Operator telekomunikacyjny DIGI, nowy gracz na belgijskim rynku, przyciąga klientów wyjątkowo niskimi cenami. Jednak, jak ujawnia śledztwo dziennika Het Laatste Nieuws, za tymi atrakcyjnymi ofertami mogą kryć się trudne warunki pracy i oszczędności kosztem bezpieczeństwa pracowników.
Intensywna ekspansja i pracownicy z zagranicy
17 lutego do Charleroi przybyła grupa około 50 pracowników z Rumunii, wysłanych przez DIGI do budowy sieci komórkowej w Belgii. Operator, już aktywny w Rumunii, Hiszpanii i Portugalii, obecnie korzysta z infrastruktury Proximus, ale planuje osiągnąć pełną niezależność do 2030 roku.
Według byłych pracowników DIGI zatrudnia rumuńskich robotników w ramach pracy delegowanej i zakwaterowuje ich w domach wynajmowanych przez firmę. Po sześciu miesiącach pracownicy ci są wysyłani do innych krajów. Jeden z byłych belgijskich instalatorów wyjaśnił, że otrzymują oni wynagrodzenie na poziomie płacy minimalnej, a dodatkowe premie uzależnione są od ilości wykonanej pracy.

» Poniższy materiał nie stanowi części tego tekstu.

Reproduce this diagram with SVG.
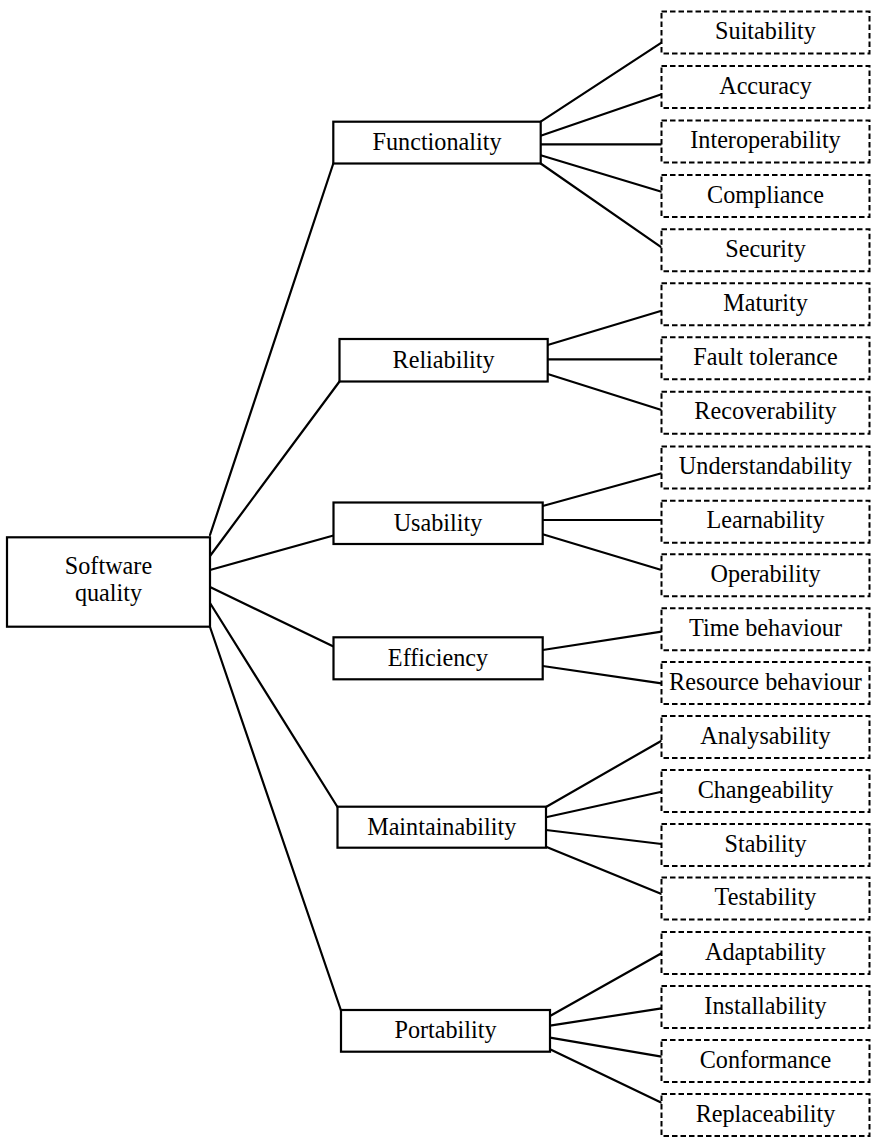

– Za każdy dodatkowy metr położonego kabla przysługuje trzy euro, do podziału na pięciu instalatorów. Ale dzienne normy, sięgające 300 metrów, są niemożliwe do osiągnięcia, jeśli chce się pracować zgodnie ze standardami jakości – twierdzi były pracownik firmy.
Poważne braki w zakresie bezpieczeństwa
Oprócz presji związanej z tempem pracy, byli pracownicy podkreślają także rażące zaniedbania w zakresie bezpieczeństwa. DIGI, aby ograniczyć koszty, miało zapewniać niewystarczające środki ochrony.
– Buty ochronne były sprowadzane z Hiszpanii i kosztowały zaledwie 18 euro za parę. Ich jakość była fatalna – mówi jeden z byłych techników.
Inny pracownik wskazuje na brak wymaganych szkoleń, szczególnie dla osób pracujących na wysokościach.
– Normalnie, aby wspinać się na budynki, trzeba przejść specjalistyczne szkolenie. DIGI uznało to za zbyt drogie – dodaje kolejny były pracownik.
Braki dotyczyły również podstawowych warunków pracy na placach budowy. Jak relacjonuje jeden z zatrudnionych, firma nie zapewniała dostępu do toalet, mimo że jest to wymóg prawny.
– Zdarzało się, że w pobliżu miejsca pracy znajdowano ludzkie odchody. W tej sprawie złożono nawet skargę – ujawnia pracownik.
Reakcja DIGI
Na zarzuty odpowiedział dyrektor generalny belgijskiego oddziału DIGI, Jeroen Degadt, twierdząc, że zatrudnianie rumuńskich pracowników nie wynika z oszczędności, lecz z potrzeby szybszego wdrażania zespołów.
– Ich wynagrodzenia nie są koniecznie niższe niż w przypadku pracowników belgijskich. Ich największą zaletą jest elastyczność i szybkość działania, co pozwala nam na dynamiczną ekspansję – tłumaczy Degadt.
Odnosząc się do normy 300 metrów dziennie, zapewnił, że jest ona osiągalna i nie wpływa na jakość pracy, a system premii motywuje zespoły i zapewnia im godziwe wynagrodzenie.
Pod względem bezpieczeństwa DIGI twierdzi, że placami budowy zarządzają lokalni kierownicy i zewnętrzne firmy nadzorujące, a także przeprowadzane są kontrole zgodności z przepisami.
Mimo tych wyjaśnień, wielu byłych pracowników pozostaje sceptycznych wobec warunków w DIGI. Niektórzy zdecydowali się opuścić firmę.
– Prędzej czy później dojdzie do poważnego wypadku, ale ja nie będę już wtedy częścią tego zespołu – przyznaje jeden z nich.